"There is This Feeling of Distrust for the No 1, as the Big Evil Corporation. It Would Be a Relief for Someone Else to Feel That Pressure."
There's not much new in the [UK] Times analysis of Detroit's troubles, save the above paranoid, defeatist, defensive, sour grapes quote from GM Car Czar Maximum Bob Lutz. (We're no longer number the world's largest automaker? What a RELIEF!) Oh, that and the headline, an extremely non-Detroit News-like "US carmakers still on the wrong road." The gist of the matter: longtime auto industry observer Ray Hutton reckons The Big 2.8 got caught with their small car pants down. And he's not buying the idea that ANY of Motown's former maestros can pull themselves back from the brink– at least in the U.S. In fact, Ray reckons "Nobody expects a big turn-round in America, where the market for cars and light trucks is at best static, at about 16.5m a year, although some analysts predict a steep decline in 2008." And that's about it, except for the fact that Chrysler CEO Robert Nardelli is either developing a penchant for Zen koans or developing new ways to tell the press to f-off. "The advantage of being private is that we can be private."

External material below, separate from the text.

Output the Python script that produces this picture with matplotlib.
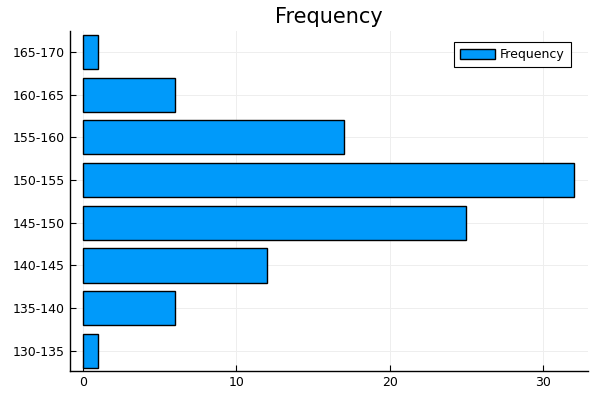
import matplotlib
matplotlib.use("Agg")
import matplotlib.pyplot as plt

categories = ["130-135", "135-140", "140-145", "145-150", "150-155", "155-160", "160-165", "165-170"]
frequency = [1, 6, 12, 25, 32, 17, 6, 1]
xticks = [0, 10, 20, 30]

fig = plt.figure(figsize=(6, 4), dpi=100)
ax = fig.add_axes([70/600, 29/400, 518/600, 340/400])
pos = list(range(1, len(categories) + 1))
ax.barh(pos, frequency, height=0.8, color="#009AFA", edgecolor="black", linewidth=1, label="Frequency", zorder=3)
ax.set_yticks(pos)
ax.set_yticklabels(categories)
ax.set_xticks(xticks)
ax.set_xlim(-0.83, 32.93)
ax.set_ylim(0.53, 8.49)
for s in ["top", "right"]:
    ax.spines[s].set_visible(False)
for s in ["left", "bottom"]:
    ax.spines[s].set_linewidth(1)
ax.tick_params(direction="in", length=4, labelsize=9, colors="black")
ax.grid(True, color="#eeeeee", linewidth=0.7, zorder=0)
ax.set_axisbelow(True)
ax.set_title("Frequency", fontsize=15, pad=6)
leg = ax.legend(loc="upper right", fontsize=9, fancybox=False, framealpha=1, edgecolor="black",
                bbox_to_anchor=(0.967, 0.968), borderaxespad=0, handlelength=2.8, handleheight=0.8,
                borderpad=0.5, handletextpad=0.4)
leg.get_frame().set_linewidth(0.8)
fig.savefig("out.png", dpi=100)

That's one good thing going for Chrysler. They don't have some f***tard spouting stupid shit all the time.
Apologies in advance, I'm flogging the horse here, but Lutz did say: "Rich people don't care about the price of gasoline!" So let's not act surprised. Too bad that rich people don't seem to care about his cars, either.
Ray Hutton is right. The big 2.8's business model requires larger vehicles with higher margins. Until they can learn to produce decent small cars at a profit, their long term viability is in serious doubt. Unfortunately, they seem to be locked into the current business model and fixing it is too expensive. Now we have a situation where the current business model provides a slow death and the new business model provides a quicker death. The solution? Chapter 11.
I just think there is bit of disconnect from reality along with sour grapes going on. Doesn't Lutz realise that its not the general public at large, or even the media so much that distrusts whoever is number one, but rather its people who have directly had experience with GM that distrust GM. When you had 50 percent of the market, you have a lot of former customers who have had 1st hand experience with less than stellar cars. As for the media, you can't go around harping that you can't meet emission standards, no one wants small cars, hybrids are a fad etc only to be proven wrong time after time and expect people to take you seriously.